Swedish telco Ericsson has pointed out that time-critical video games, such as first-person shooters, need no worse than 30 millisecond end-to-end network latency to ensure a high-quality experience. The further away the data centre is from the end device, the greater the latency. Even on the fastest fibre links, there is a latency of 5 microseconds (0.005 milliseconds) for every 1km of cable travelled by the data, according to research by Infinera.
That is why serious gamers use expensive hardware that can do the processing then and there. The problem for firms is that consumers are unlikely to want to spend much on special hardware to access metaverse services. What to do?

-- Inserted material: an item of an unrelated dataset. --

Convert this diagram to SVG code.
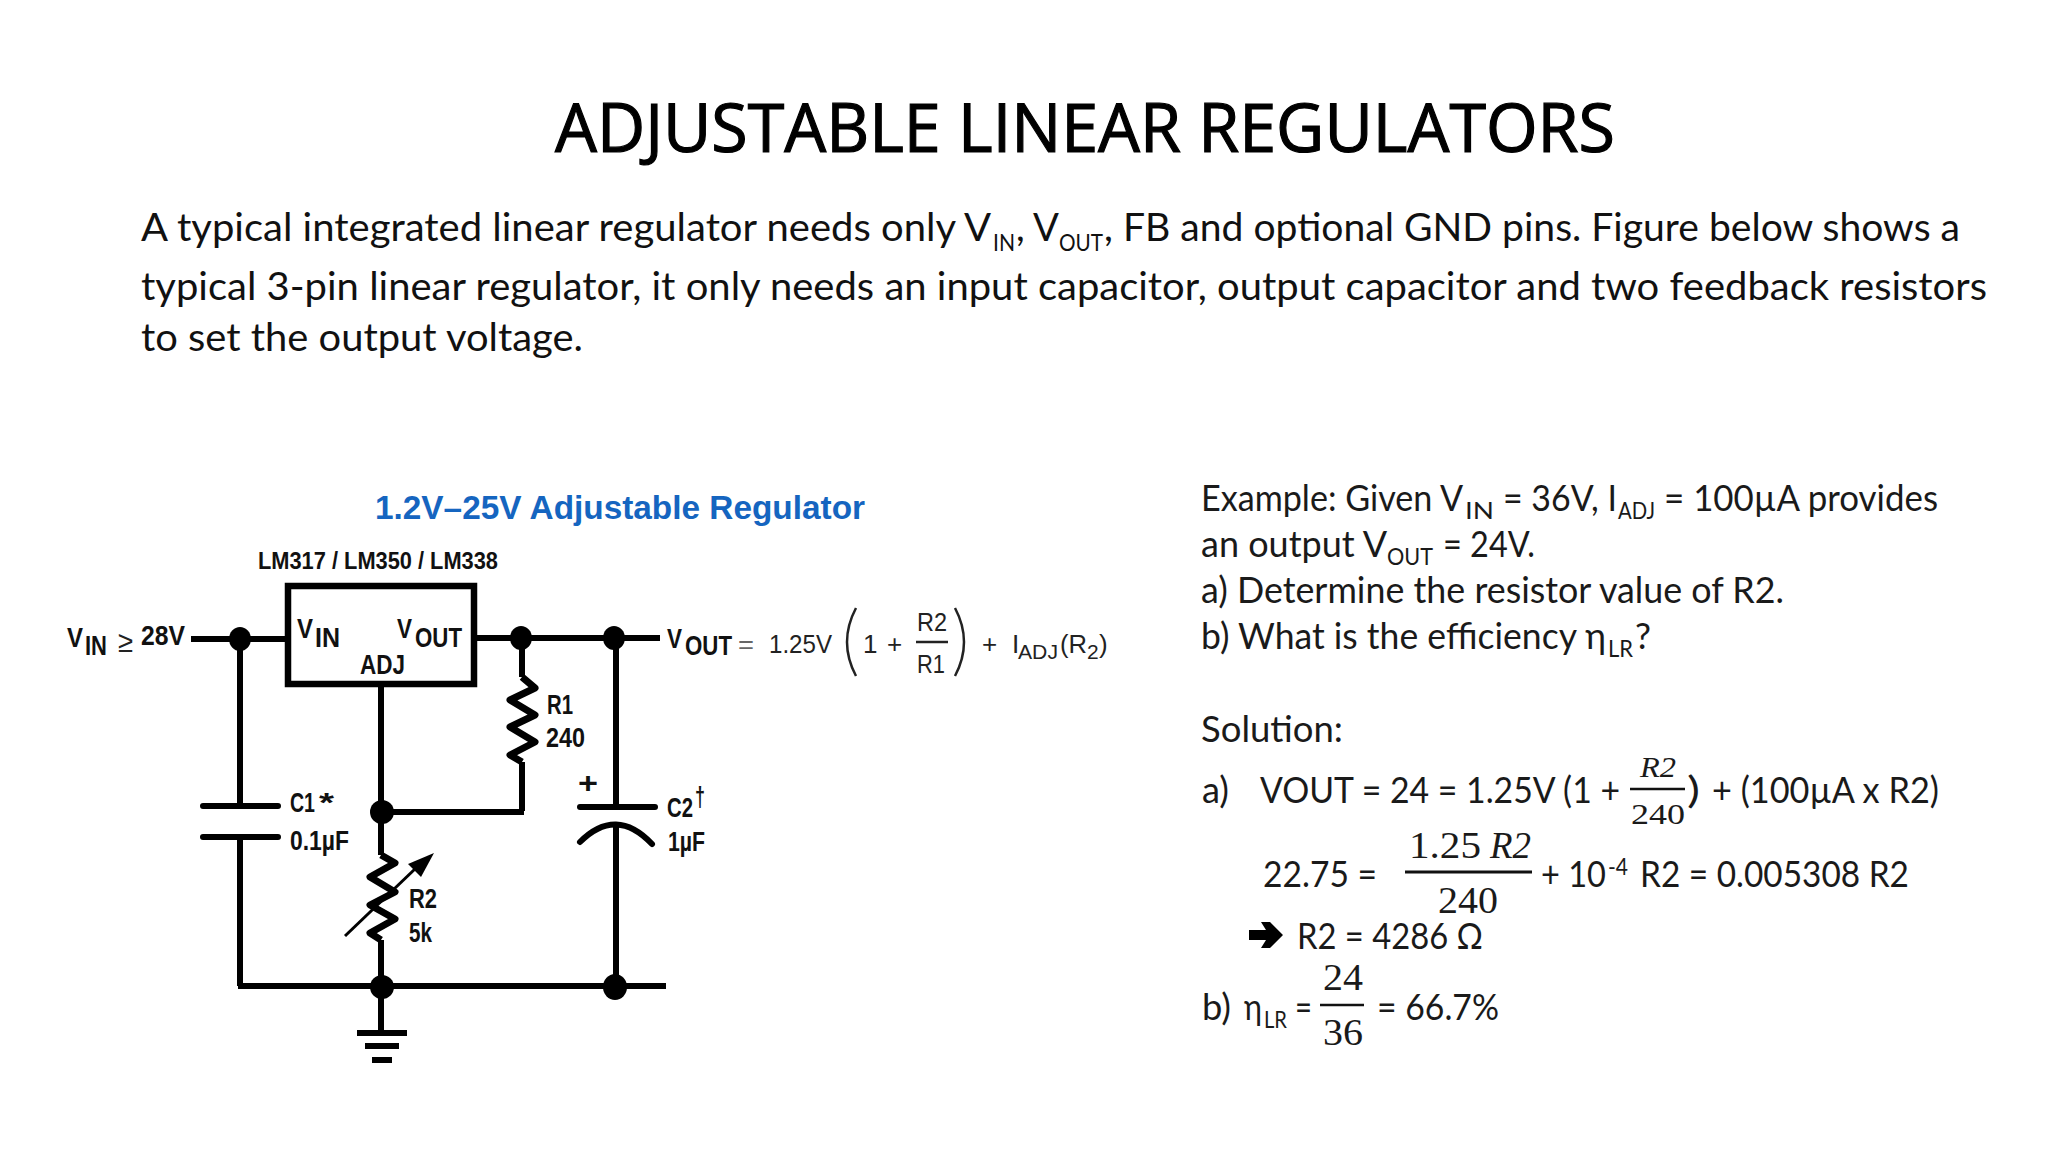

Gaining a competitive edge
Edge computing, where the processing muscle is placed closer to the data being crunched, is the next step on from the cloud.
“People have been talking about the edge for two decades, but it has been limited to niche use cases,” says Ishu Verma, emerging technology evangelist at Red Hat, a provider of open-source enterprise software. “Now the idea of placing computing and storage closer to the data sources is being adopted more widely across industry and consumer applications.”
One important reason for this is that data systems have become much more capable, cost-effective and energy-efficient, so deploying them at the edge on a large scale is far more feasible than it was.
“In the cloud, you scale up capacity. At the edge, you scale it out to millions of sites,” says Verma, who adds that there is demand across all sectors that need low-latency services or simply want to avoid batch processing.
Some industries are already far ahead of the pack. Manufacturing companies, for example, use edge computing to construct digital twins – intelligent virtual replicas of physical infrastructure.
Rolls-Royce, for instance, can offer clients a virtual aircraft engine in flight that responds as the physical machine does. The sensors on the engine send back data via a satellite link, although most information is collected after the plane has landed. Machine-learning models inform the digital twin and, by extension, the end goal, which is better physical engine design and maintenance.
Rolls-Royce’s chief information and digital officer, Stuart Hughes, says that this simulation facility is important to the firm, because some of the things it does are “really on the edge of physics”. Having a virtual replica of an engine enables the testers to put it through many more scenarios than they could do physically.
The company’s longer-term aim is to have an engine that is “increasingly connected, contextually aware and comprehending”.
As things stand, most firms have their main computing capacity in the cloud, although there are everyday instances of edge computing. Each ATM is a tiny data centre, for instance. And the user interface on Amazon’s voice-activated virtual assistant, Alexa, doesn’t rely on round-tripping every piece of data to the cloud. Some of it is analysed on the machine.
The offerings provided by Amazon Web Services (AWS) are a continuum – all the way down to the internet-of-things sensors on the users’ premises. So says AWS’s director of product development, George Elissaios, who adds: “Edge computing is cloud computing.”
Firms that aren’t cloud hyper-scalers tend to still make a clear distinction between the cloud and the edge. The rule of thumb is that the cloud offers economies of scale, more control of processing and greater computing capacity.
“Training and developing machine-learning models happens in the cloud while inferencing with real-time data happens at the edge,” Verma explains.
Companies also have more than mere latency to consider when they look at the edge. Data sovereignty, for instance, is a thorny issue. As Facebook is finding out in the EU, some jurisdictions don’t like to see data being moved to servers beyond their borders.
Security is another key consideration. “The approach to take is ‘trust nobody’,” Verma advises. “Any data from a remote device is suspect.”
That is partly because remote devices can easily be tampered with – unlike those on the cloud or on the premises.
Will edge use displace cloud use? The consensus among experts is that it won’t.
“I don’t think the edge replaces the cloud. I don’t think the edge competes with the cloud,” says Matt George, director of segment marketing and enterprise transformation for Equinix in EMEA. “As you move along the path [towards more real-time services], what you want is the most agile and flexible IT set-up you can have.”